#### TASK OBJECTIVE
Pictures excluded, return the lines below from the first through the line holding "periods = np.arange(1, 11)".

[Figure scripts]
═══

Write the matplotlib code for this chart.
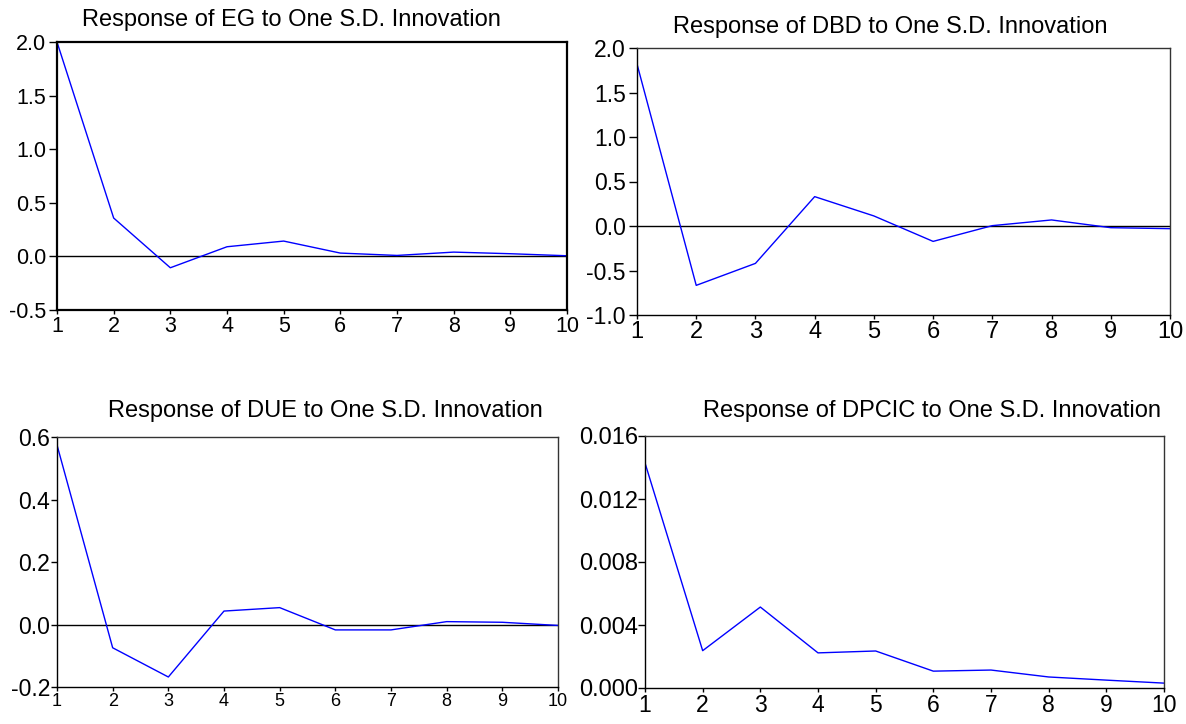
import numpy as np
import matplotlib
matplotlib.use('Agg')
import matplotlib.pyplot as plt

plt.rcParams['font.family'] = ['Liberation Sans', 'DejaVu Sans']

# Horizonte
periods = np.arange(1, 11)

# Respostas a um choque de um desvio padrão
eg = [2.0, 0.358, -0.106, 0.09, 0.143, 0.031, 0.009, 0.04, 0.025, 0.006]
dbd = [1.82, -0.667, -0.42, 0.33, 0.113, -0.173, 0.004, 0.068, -0.019, -0.03]
due = [0.5745, -0.0745, -0.168, 0.043, 0.054, -0.0173, -0.0173, 0.0092, 0.0071, -0.003]
dpcic = [0.01429, 0.00237, 0.00514, 0.00223, 0.00235, 0.00107, 0.00114, 0.0007, 0.0005, 0.00031]

titles = ['Response of EG to One S.D. Innovation',
          'Response of DBD to One S.D. Innovation',
          'Response of DUE to One S.D. Innovation',
          'Response of DPCIC to One S.D. Innovation']

yticks_eg = [-0.5, 0.0, 0.5, 1.0, 1.5, 2.0]
yticks_dbd = [-1.0, -0.5, 0.0, 0.5, 1.0, 1.5, 2.0]
yticks_due = [-0.2, 0.0, 0.2, 0.4, 0.6]
yticks_dpcic = [0.000, 0.004, 0.008, 0.012, 0.016]

W, H = 1186, 724
fig = plt.figure(figsize=(W / 100, H / 100), dpi=100)


def make_ax(left, right, top, bottom):
    return fig.add_axes([left / W, 1 - bottom / H, (right - left) / W, (bottom - top) / H])


# (dados, ticks, formato, caixa em pixels, fonte x, fonte y, tick y, pad y, titulo x, titulo y, linha zero, moldura)
panels = [
    (eg, yticks_eg, '%.1f', (57, 567, 42, 310), 15.5, 15.5, 6, 2, 291, 20, True, 'black', 1.6),
    (dbd, yticks_dbd, '%.1f', (637, 1170, 48, 315), 17, 16.5, 6, 2, 890, 27, True, '#333333', 1.0),
    (due, yticks_due, '%.1f', (57, 558, 437, 687), 13, 16.5, 4, 1, 325, 411, True, '#333333', 1.0),
    (dpcic, yticks_dpcic, '%.3f', (645, 1164, 436, 688), 16.5, 17, 5, 0, 932, 411, False, '#333333', 1.0),
]

for (vals, yt, fmt, box, xfs, yfs, ylen, ypad, tx, ty, zero, fcol, flw), title in zip(panels, titles):
    ax = make_ax(*box)
    ax.plot(periods, vals, color='blue', lw=1.0)
    if zero:
        ax.axhline(0, color='black', lw=1.0, zorder=1)
    ax.set_xlim(1, 10)
    ax.set_ylim(yt[0], yt[-1])
    ax.set_xticks(periods)
    ax.set_yticks(yt)
    ax.set_yticklabels([fmt % v for v in yt])
    ax.tick_params(axis='x', direction='out', length=3, width=1, pad=1, labelsize=xfs)
    ax.tick_params(axis='y', direction='out', length=ylen, width=1, pad=ypad, labelsize=yfs)
    ax.tick_params(top=False, right=False)
    for s in ax.spines.values():
        s.set_color(fcol)
        s.set_linewidth(flw)
    ax.spines['left'].set_color('black')
    ax.spines['bottom'].set_color('black')
    fig.text(tx / W, 1 - ty / H, title, ha='center', va='center', fontsize=17)

fig.savefig('out.png', dpi=100, facecolor='white')
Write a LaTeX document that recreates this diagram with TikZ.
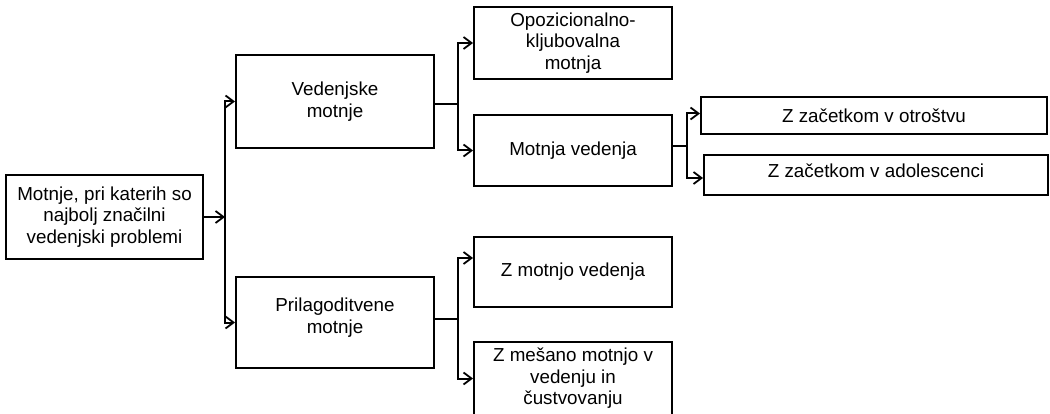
\documentclass[tikz,border=0pt]{standalone}
\usepackage{fontspec}
\setmainfont{Liberation Sans}
\usetikzlibrary{arrows.meta}
\begin{document}
\begin{tikzpicture}[x=1pt,y=-1pt,
  box/.style={draw=black,line width=2pt,inner sep=0pt,align=center,
    font=\fontsize{18.8}{21.5}\selectfont},
  conn/.style={line width=2pt,line cap=rect},
  arr/.style={line width=2pt,-{Straight Barb[length=8pt,width=12pt,line width=1.8pt]}}]
\useasboundingbox (0,0) rectangle (1050,414);
\node[box,minimum width=197pt,minimum height=84pt] (A) at (104.5,217) {Motnje, pri katerih so\\najbolj značilni\\vedenjski problemi};
\node[box,minimum width=198pt,minimum height=93pt] (B) at (335,101.5) {Vedenjske\\motnje};
\node[box,minimum width=198pt,minimum height=91pt] (C) at (335,322.5) {};
\node[font=\fontsize{18.8}{21.5}\selectfont,align=center,inner sep=0pt] (Ct) at (335,317.5) {Prilagoditvene\\motnje};
\node[box,minimum width=198pt,minimum height=72pt] (D) at (573,43) {Opozicionalno-\\kljubovalna\\motnja};
\node[box,minimum width=198pt,minimum height=71pt] (E) at (573,150.5) {Motnja vedenja};
\node[box,minimum width=346pt,minimum height=37pt] (F) at (874,115.5) {Z začetkom v otroštvu};
\node[box,minimum width=344pt,minimum height=40pt] (G) at (876,175) {};
\node[font=\fontsize{18.8}{21.5}\selectfont,inner sep=0pt] (Gt) at (876,171) {Z začetkom v adolescenci};
\node[box,minimum width=198pt,minimum height=70pt] (H) at (573,272) {Z motnjo vedenja};
\node[box,minimum width=198pt,minimum height=73pt] (I) at (573,378.5) {Z mešano motnjo v\\vedenju in\\čustvovanju};
\coordinate (b1) at (225,0);
\coordinate (b2) at (458,0);
\coordinate (b3) at (687,0);
\coordinate (hy) at (0,258);
% root bus
\draw[arr] (A.east) -- (A.east -| b1);
\draw[conn] (b1 |- B.west) -- (b1 |- C.west);
\draw[arr] (b1 |- B.west) -- (B.west);
\draw[arr] (b1 |- C.west) -- (C.west);
% B bus
\draw[conn] ([yshift=-2.5pt]B.east) -- ([yshift=-2.5pt]B.east -| b2);
\draw[conn] (b2 |- D.west) -- (b2 |- E.west);
\draw[arr] (b2 |- D.west) -- (D.west);
\draw[arr] (b2 |- E.west) -- (E.west);
% E bus
\draw[conn] ([yshift=4pt]E.east) -- ([yshift=4pt]E.east -| b3);
\draw[conn] ([yshift=2pt]b3 |- F.west) -- ([yshift=-3pt]b3 |- G.west);
\draw[arr] ([yshift=2pt]b3 |- F.west) -- ([yshift=2pt]F.west);
\draw[arr] ([yshift=-3pt]b3 |- G.west) -- ([yshift=-3pt]G.west);
% C bus
\draw[conn] ([yshift=3.5pt]C.east) -- ([yshift=3.5pt]C.east -| b2);
\draw[conn] (b2 |- hy) -- (b2 |- I.west);
\draw[arr] (b2 |- hy) -- (H.west |- hy);
\draw[arr] (b2 |- I.west) -- (I.west);
\end{tikzpicture}
\end{document}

═══

#### SOLUTION FOR THIS TASK
Write the matplotlib code for this chart.
import numpy as np
import matplotlib
matplotlib.use('Agg')
import matplotlib.pyplot as plt

plt.rcParams['font.family'] = ['Liberation Sans', 'DejaVu Sans']

# Horizonte
periods = np.arange(1, 11)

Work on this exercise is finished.